2016-02-20 17:00:00

Orrori dell'Is a Mosul: la testimonianza del parroco di Alqosh


La violenza continua ad essere l’arma più forte dei miliziani jihadisti in Siria e in Iraq. Decapitazioni, impiccagioni e lapidazioni di ragazzi, donne, anziani, colpevoli solo di aver ascoltato musica occidentale o di non aver partecipato alla preghiera del venerdì. Le ultime notizie arrivano da Mosul, ancora roccaforte jihadista, nonostante i raid internazionali nel Nord dell’Iraq. A confermarlo è padre Ghazwan Baho, parroco di Alqosh, unico avamposto della Diocesi di Mosul che resiste all’Is. Gabriella Ceraso lo ha raggiunto telefonicamente:

R. – Queste notizie sì, sono vere, però non abbiamo dei testimoni, perché i testimoni vengono uccisi e poi da Mosul non c’è una via d’uscita; però le notizie arrivano o via Internet su Facebook e poi ci sono, qualche volta, dei contatti via telefono tra gli amici che sono a Mosul e qualche altra persona che si trova a Erbil.

D. – Perché succede questo?

R. – L’Is applica la Sharia e ci sono delle condanne per esempio per chi ruba, a cui viene tagliata la mano, a chi gioca a calcio gli viene tagliata una  gamba o un piede… Ci sono anche delle leggi più severe, quelle relative alla decapitazione o altre.

D. – Chi abita oggi nella città di Mosul?
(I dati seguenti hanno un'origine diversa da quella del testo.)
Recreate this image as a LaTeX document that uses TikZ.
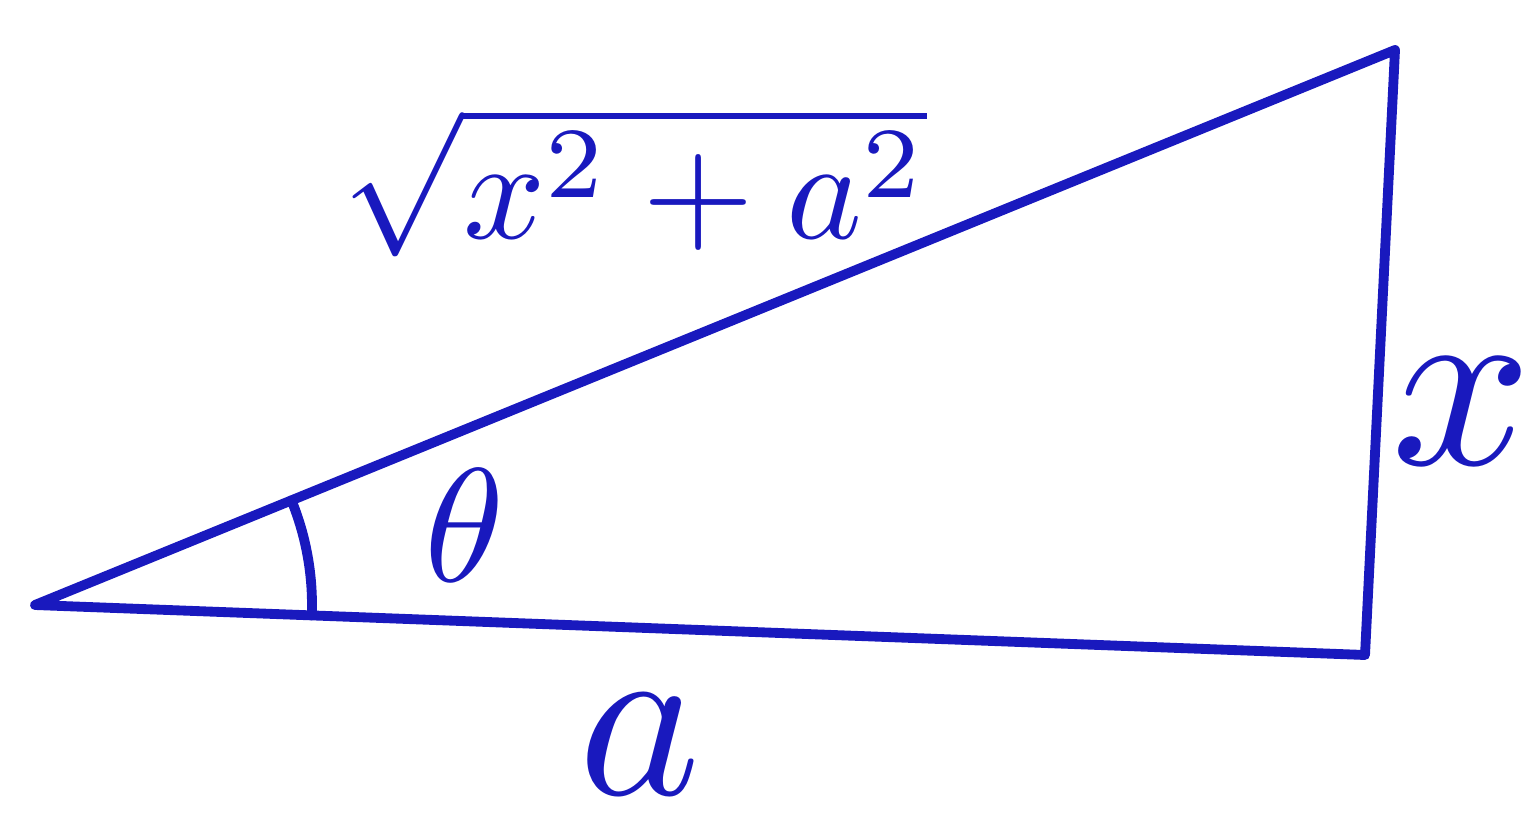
\documentclass[tikz,border=0pt]{standalone}
\usepackage{amsmath,amssymb}
\usepackage{tikz}
\definecolor{stylo}{RGB}{25,25,190}

\begin{document}
\begin{tikzpicture}[x=1cm, y=1cm, line width=2.8pt, color=stylo, line join=round, line cap=round]
    \useasboundingbox (0,0) rectangle (15.27,8.37);
    % Les sommets du triangle
    \coordinate (A) at (0.35,2.32);
    \coordinate (B) at (13.65,1.82);
    \coordinate (C) at (13.95,7.87);

    % Le triangle
    \draw (A) -- (B) -- (C) -- cycle;

    % L'angle theta
    \draw ([shift={(-2.15:2.77)}]A) arc[start angle=-2.15, end angle=22.2, radius=2.77];
    \node[scale=4.6, inner sep=0pt] (theta) at (4.65,3.12) {$\theta$};

    % Les longueurs
    \node[scale=6.6, inner sep=0pt] (a) at (6.40,0.92) {$a$};
    \node[scale=7, inner sep=0pt] (x) at (14.62,4.25) {$x$};
    \node[scale=4.1, inner sep=0pt] (hyp) at (6.35,6.55) {$\sqrt{x^2+a^2}$};
\end{tikzpicture}
\end{document}
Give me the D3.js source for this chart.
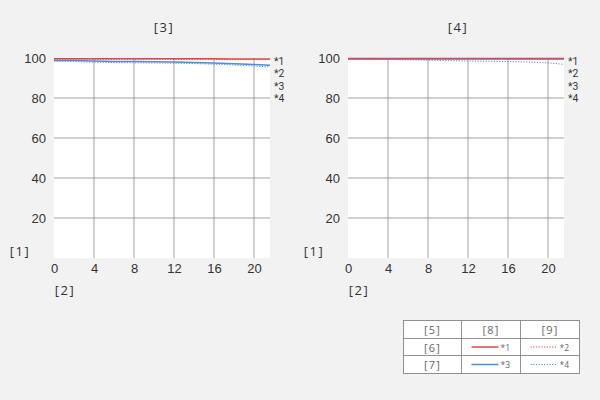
<!DOCTYPE html>
<html><head><meta charset="utf-8">
<script src="https://cdn.jsdelivr.net/npm/d3@7"></script>
<style>body{margin:0;background:#f2f2f2;}svg{display:block;font-family:"Open Sans","Noto Sans",sans-serif;}</style>
</head><body><svg id="c" width="600" height="400"></svg>
<script>
const xVals = [0, 2, 4, 6, 8, 10, 12, 14, 16, 18, 20, 21.6];
const xTicks = [0, 4, 8, 12, 16, 20];
const yTicks = [20, 40, 60, 80, 100];
const seriesNames = ["*1", "*2", "*3", "*4"];
const chartTitles = ["[3]", "[4]"];
// left chart
const leftS1 = [99.6, 99.6, 99.6, 99.6, 99.6, 99.6, 99.6, 99.6, 99.6, 99.5, 99.5, 99.5];
const leftS2 = [99.4, 99.4, 99.4, 99.4, 99.4, 99.4, 99.3, 99.3, 99.3, 99.2, 99.2, 99.2];
const leftS3 = [98.8, 98.7, 98.5, 98.3, 98.2, 98.1, 98.0, 97.8, 97.5, 97.1, 96.7, 96.4];
const leftS4 = [98.5, 98.2, 97.9, 97.7, 97.6, 97.5, 97.4, 97.2, 96.9, 96.5, 96.0, 95.5];
// right chart
const rightS1 = [99.7, 99.7, 99.7, 99.7, 99.7, 99.7, 99.7, 99.7, 99.7, 99.7, 99.7, 99.7];
const rightS2 = [99.6, 99.6, 99.6, 99.6, 99.6, 99.6, 99.6, 99.6, 99.6, 99.6, 99.6, 99.6];
const rightS3 = [99.5, 99.5, 99.5, 99.5, 99.5, 99.5, 99.5, 99.5, 99.5, 99.5, 99.5, 99.5];
const rightS4 = [99.5, 99.4, 99.3, 99.1, 98.9, 98.7, 98.5, 98.4, 98.2, 98.0, 97.6, 96.8];
const tableHeader = ["[5]", "[8]", "[9]"];
const tableRows = ["[6]", "[7]"];

const RED = "#e0474c", BLUE = "#4a8fdc";
const styles = [
  {color: RED, dash: null, w: 1.5},
  {color: RED, dash: "1.2,1.5", w: 1},
  {color: BLUE, dash: null, w: 1.5},
  {color: BLUE, dash: "1.2,1.5", w: 1}
];

const svg = d3.select("#c");
const textCol = "#333";

function drawChart(x0, title, data) {
  const x = d3.scaleLinear().domain([0, 21.6]).range([x0, x0 + 216]);
  const y = d3.scaleLinear().domain([0, 100]).range([258, 58]);
  const g = svg.append("g");
  g.append("rect").attr("x", x(0)).attr("y", y(100)).attr("width", x(21.6) - x(0)).attr("height", y(0) - y(100)).attr("fill", "#fff");
  // grid
  g.selectAll(".hg").data(yTicks.filter(d => d < 100)).join("line")
    .attr("x1", x(0)).attr("x2", x(21.6)).attr("y1", d => y(d)).attr("y2", d => y(d))
    .attr("stroke", "#8a8a8a").attr("stroke-width", 0.8);
  g.selectAll(".vg").data(xTicks.filter(d => d > 0)).join("line")
    .attr("y1", y(0)).attr("y2", y(100)).attr("x1", d => x(d)).attr("x2", d => x(d))
    .attr("stroke", "#8a8a8a").attr("stroke-width", 0.8);
  // axes via d3
  const ya = d3.axisLeft(y).tickValues(yTicks).tickSize(0).tickPadding(8);
  const yg = g.append("g").attr("transform", `translate(${x(0)},0)`).call(ya);
  yg.select(".domain").remove();
  yg.selectAll("text").attr("font-size", 13).attr("fill", textCol);
  const xa = d3.axisBottom(x).tickValues(xTicks).tickSize(0).tickPadding(6);
  const xg = g.append("g").attr("transform", `translate(0,${y(0)})`).call(xa);
  xg.select(".domain").remove();
  xg.selectAll("text").attr("font-size", 13).attr("fill", textCol);
  // lines
  const line = d3.line().x((d, i) => x(xVals[i])).y(d => y(d));
  [3, 2, 1, 0].forEach(k => {
    g.append("path").attr("d", line(data[k])).attr("fill", "none")
      .attr("stroke", styles[k].color).attr("stroke-width", styles[k].w)
      .attr("stroke-dasharray", styles[k].dash);
  });
  // series labels
  seriesNames.forEach((n, i) => {
    g.append("text").attr("x", x(21.6) + 4).attr("y", 65 + i * 12.3).text(n)
      .attr("font-size", 10.3).attr("font-family", "Roboto").attr("fill", textCol);
  });
  const br = (t, xx, yy, anchor) => g.append("text").attr("x", xx).attr("y", yy).attr("text-anchor", anchor)
    .text(t).attr("font-size", 13).attr("letter-spacing", 1.5).attr("fill", textCol);
  br(title, x(0) + 110, 32, "middle");
  br("[1]", x0 - 34, 256, "middle");
  br("[2]", x0 + 11, 295, "middle");
}
drawChart(54, chartTitles[0], [leftS1, leftS2, leftS3, leftS4]);
drawChart(348, chartTitles[1], [rightS1, rightS2, rightS3, rightS4]);

// table legend
const tx = [403.5, 461.5, 520.5, 579.5], ty = [320.5, 338.5, 355.5, 373.5];
const tg = svg.append("g");
tg.append("rect").attr("x", tx[0]).attr("y", ty[0]).attr("width", tx[3] - tx[0]).attr("height", ty[3] - ty[0]).attr("fill", "#fff").attr("stroke", "#777").attr("stroke-width", 0.8);
tx.slice(1, 3).forEach(v => tg.append("line").attr("x1", v).attr("x2", v).attr("y1", ty[0]).attr("y2", ty[3]).attr("stroke", "#777").attr("stroke-width", 0.8));
ty.slice(1, 3).forEach(v => tg.append("line").attr("x1", tx[0]).attr("x2", tx[3]).attr("y1", v).attr("y2", v).attr("stroke", "#777").attr("stroke-width", 0.8));
tableHeader.forEach((h, i) => tg.append("text").attr("x", (tx[i] + tx[i + 1]) / 2).attr("y", ty[0] + 13).attr("text-anchor", "middle").text(h).attr("font-size", 11).attr("letter-spacing", 1.2).attr("fill", "#666"));
tableRows.forEach((r, j) => tg.append("text").attr("x", (tx[0] + tx[1]) / 2).attr("y", ty[j + 1] + 13).attr("text-anchor", "middle").text(r).attr("font-size", 11).attr("letter-spacing", 1.2).attr("fill", "#666"));
seriesNames.forEach((n, i) => {
  const col = i % 2, row = Math.floor(i / 2);
  const cx = tx[col + 1], cy = (ty[row + 1] + ty[row + 2]) / 2;
  tg.append("line").attr("x1", cx + 10).attr("x2", cx + 37).attr("y1", cy).attr("y2", cy)
    .attr("stroke", styles[i].color).attr("stroke-width", styles[i].w).attr("stroke-dasharray", styles[i].dash);
  tg.append("text").attr("x", cx + 39).attr("y", cy + 3.5).text(n).attr("font-size", 8.5).attr("fill", "#666");
});
</script></body></html>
R. – Mosul contava quasi due milioni di abitanti. I cristiani, nel cento per cento dei casi, sono scappati; chi non era a favore dell’Is, fin dal primo giorno ha lasciato la città. Tanti invece erano a favore, però dopo che l’Is ha cominciato ad applicare interamente la Sharia, alcuni non sono più a favore dell’Is, ma ormai non possono più uscire… Solo una settimana fa un giovane è riuscito ad uscire pagando 30 mila dollari: è una somma di denaro che certo non tutti possono pagare… E poi non è garantito che non venga ammazzato prima di uscire.

D. – C’è più libertà e più sicurezza nel resto del Paese?

R. – In Kurdistan c’è sicurezza, ma nel resto del Paese… Baghdad, ad esempio, non è del tutto sicura, così come anche altre città. Noi, ad Alqosh, siamo a 15 chilometri dalla frontiera con l’Is: l’ultimo villaggio di fronte all’Is…

D. – L’Iraq, come la Siria, è sotto bombardamento da mesi da parte di diverse formazioni internazionali. E si dice che qualche successo lo abbiano avuto. E’ evidente per chi abita in Iraq tutto questo?

R. – Qui ad Alqosh sentiamo i bombardamenti da più di un anno…. Non è cambiata la situazione! Invece in altre parti, come a Ramadi, nel Sud, sono state liberate dall’esercito iracheno.

D. – Quindi, in generale, secondo lei - e secondo le notizie e le testimonianze raccolte anche grazie alla presenza della Chiesa sul territorio  – a che punto siamo in Iraq? Oggi questo Paese come lo definirebbe, come lo giudicherebbe?

R. – Peggiora sempre! Quest’anno l’Iraq è anche entrato in una crisi economica e alcuni membri del governo sono stati anche accusati per i furti che hanno commesso e il governo non riesce a pagare il salario degli iracheni. E poi c’è stato anche questo abbassamento del prezzo del petrolio: in Iraq il 95 per cento delle entrate sono rappresentate dal petrolio. La gente è disperata! Da una parte c’è la guerra, dall’altra parte il governo non ha più soldi e non ci sono più i servizi… Quindi adesso la situazione è ancora più complicata.

D. – Vedete la situazione peggiorare, vedete un fronte nemico che non si allontana e un Paese che è in grande difficoltà. Che cosa è che vi spinge a stare in Iraq?

R. – Per noi, rimanere qui significa dare una speranza a tutti i cristiani dell’Iraq, soprattutto, perché questa è l’ultima città della zona di Mosul non conquistata dall’Is. E’ un segno di speranza! Questo non vuol dire che tutti vogliono restare: alcuni hanno già deciso di lasciare il Paese, ma nella maggioranza siamo qua e continuiamo fin quando possiamo… Però la situazione diventa sempre più complicata, soprattutto se la liberazione di Mosul viene rimandata al prossimo anno: non credo che tanti potranno resistere fino al prossimo anno!